The idea of moving into a new home is, for many, an irresistible one. Firstly, there’s little of the worry associated with buying an older property, because everything is new (therefore, in theory, works) and of course the property should be cost effective to run, being considerably more energy efficient than an older house. When you buy from a developer you are often able to choose your preferred flooring, tiling and overall décor, so you are buying a home fitted out entirely to your personal taste. So far, so good…
However, if you are thinking about buying a brand new home, make sure you choose a firm of conveyancing solicitors with experience in new build properties. This is a complex area of conveyancing and it’s essential to ensure that a number of key areas are correctly addressed in the paperwork. Our team has significant experience in new builds and one of the first things we do is to ensure that the developer actually owns the land in which your new home sits: you would be surprised at how frequently it does not! We will then check that the plan correctly shows the full extent of the property that you hope to own.
There are many required consents for the construction of a new property, including planning permission, building regulations consent, planning obligation agreements, road and sewer adoption agreements and we will check that the developer has obtained and adhered to all of these. We will report to you in detail on the paperwork supplied by the developer, something that is generally non-negotiable, so it is particularly important that you fully understand all the rights benefiting and burdening your property, the covenants to which it is subject and any ongoing obligations affecting it. A face-to-face meeting with you is usually a good idea, so that we can look at the plans and paperwork together. The Consumer Code for Home Builders provides homebuyers with additional protection and is adopted by the larger home warranty providers such as NHBC. The code sets out what information must be provided to homebuyers and requires the homebuilder to monitor customer satisfaction.
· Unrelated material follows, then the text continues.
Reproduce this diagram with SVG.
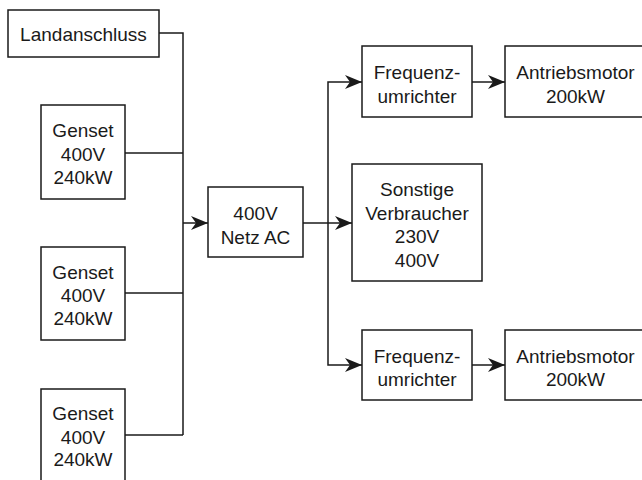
<svg xmlns="http://www.w3.org/2000/svg" width="642" height="480" viewBox="0 0 642 480">
<defs>
<style>
.box{fill:#fff;stroke:#1a1a1a;stroke-width:1.5}
.ln{fill:none;stroke:#1a1a1a;stroke-width:1.5}
text{font-family:"Liberation Sans",Arial,sans-serif;font-size:19px;fill:#1a1a1a;text-anchor:middle}
</style>
<marker id="arr" viewBox="0 0 17 14" refX="17" refY="7" markerWidth="17" markerHeight="14" markerUnits="userSpaceOnUse" orient="auto">
<path d="M0,0 L17,7 L0,14 L5,7 Z" fill="#1a1a1a"/>
</marker>
</defs>
<rect width="642" height="480" fill="#fff"/>
<g id="connectors">
<path class="ln" d="M159,33 H183 V435"/>
<path class="ln" d="M125,153 H183"/>
<path class="ln" d="M125,293 H183"/>
<path class="ln" d="M125,435 H183"/>
<path class="ln" d="M183,223 H208" marker-end="url(#arr)"/>
<path class="ln" d="M303,223 H352" marker-end="url(#arr)"/>
<path class="ln" d="M328,223 V82 H362" marker-end="url(#arr)"/>
<path class="ln" d="M328,223 V365 H362" marker-end="url(#arr)"/>
<path class="ln" d="M472,82 H505" marker-end="url(#arr)"/>
<path class="ln" d="M472,365 H505" marker-end="url(#arr)"/>
</g>
<g id="landanschluss">
<rect class="box" x="8" y="10" width="151" height="47"/>
<text x="83.5" y="40.5">Landanschluss</text>
</g>
<g id="genset1">
<rect class="box" x="41" y="105" width="84" height="94"/>
<text x="83" y="137">Genset</text>
<text x="83" y="161">400V</text>
<text x="83" y="184">240kW</text>
</g>
<g id="genset2">
<rect class="box" x="41" y="247" width="84" height="93"/>
<text x="83" y="279">Genset</text>
<text x="83" y="302">400V</text>
<text x="83" y="325">240kW</text>
</g>
<g id="genset3">
<rect class="box" x="41" y="389" width="84" height="94"/>
<text x="83" y="420">Genset</text>
<text x="83" y="444">400V</text>
<text x="83" y="466">240kW</text>
</g>
<g id="netz">
<rect class="box" x="208" y="187" width="95" height="70"/>
<text x="255.5" y="220">400V</text>
<text x="255.5" y="244">Netz AC</text>
</g>
<g id="frequenz1">
<rect class="box" x="362" y="46" width="110" height="71"/>
<text x="417" y="79">Frequenz-</text>
<text x="417" y="102.5">umrichter</text>
</g>
<g id="antrieb1">
<rect class="box" x="505" y="46" width="141" height="71"/>
<text x="575.5" y="79">Antriebsmotor</text>
<text x="575.5" y="102.5">200kW</text>
</g>
<g id="sonstige">
<rect class="box" x="352" y="164" width="130" height="117"/>
<text x="417" y="196">Sonstige</text>
<text x="417" y="219.5">Verbraucher</text>
<text x="417" y="243">230V</text>
<text x="417" y="266.5">400V</text>
</g>
<g id="frequenz2">
<rect class="box" x="362" y="330" width="110" height="70"/>
<text x="417" y="362.5">Frequenz-</text>
<text x="417" y="385.5">umrichter</text>
</g>
<g id="antrieb2">
<rect class="box" x="505" y="330" width="141" height="70"/>
<text x="575.5" y="362.5">Antriebsmotor</text>
<text x="575.5" y="385.5">200kW</text>
</g>
</svg>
Once you have chosen the plot you wish to reserve, you will have to pay a reservation fee which is normally non refundable. The developer’s solicitors will then send your solicitor the contract, including copies of the planning permission and general information about the site. Most developers insist on exchange of contracts within 28 days. If you are selling a property as well, your buyer will have to agree to his deposit being passed to the developer on exchange of contracts; developers normally insist on the deposit being released to them on exchange, rather than being held by their solicitors. If this is a problem for your buyer, you may have to find the deposit yourself for your purchase (rather than using the deposit supplied by your buyer). Your buyer will also have to agree to move on the same date as the completion date given to you by the developer.
Your mortgage company will arrange for the property to be valued. The valuer may have to revisit the property just before completion to ensure that all works have been finished and that the property is habitable. You should check that your offer does not expire before the new property is ready. If it does, you will have to ask the lender to reissue the offer. Large developers offer their buyers an NHBC guarantee that is insurance against structural defects for the first ten years of ownership. Most mortgage companies will require an NHBC guarantee or similar type of cover.
Once the property is ready, the developer will serve notice upon you and you will be told of the completion date, when the property will become yours. You will be given the chance to check over the house and the developer may agree to attend to any ‘snagging’ (faults or defects).
If your new home is going to be a truly ‘new’ home, I hope you’ll enjoy the many benefits on offer, but make sure your conveyancing solicitors of choice have extensive new-build experience. Or you could encounter all sorts of problems with the builder (‘snagging’), the council (over breaches of the planning permission) or even your new neighbours (over boundaries or any shared driveway or parking). You have been warned!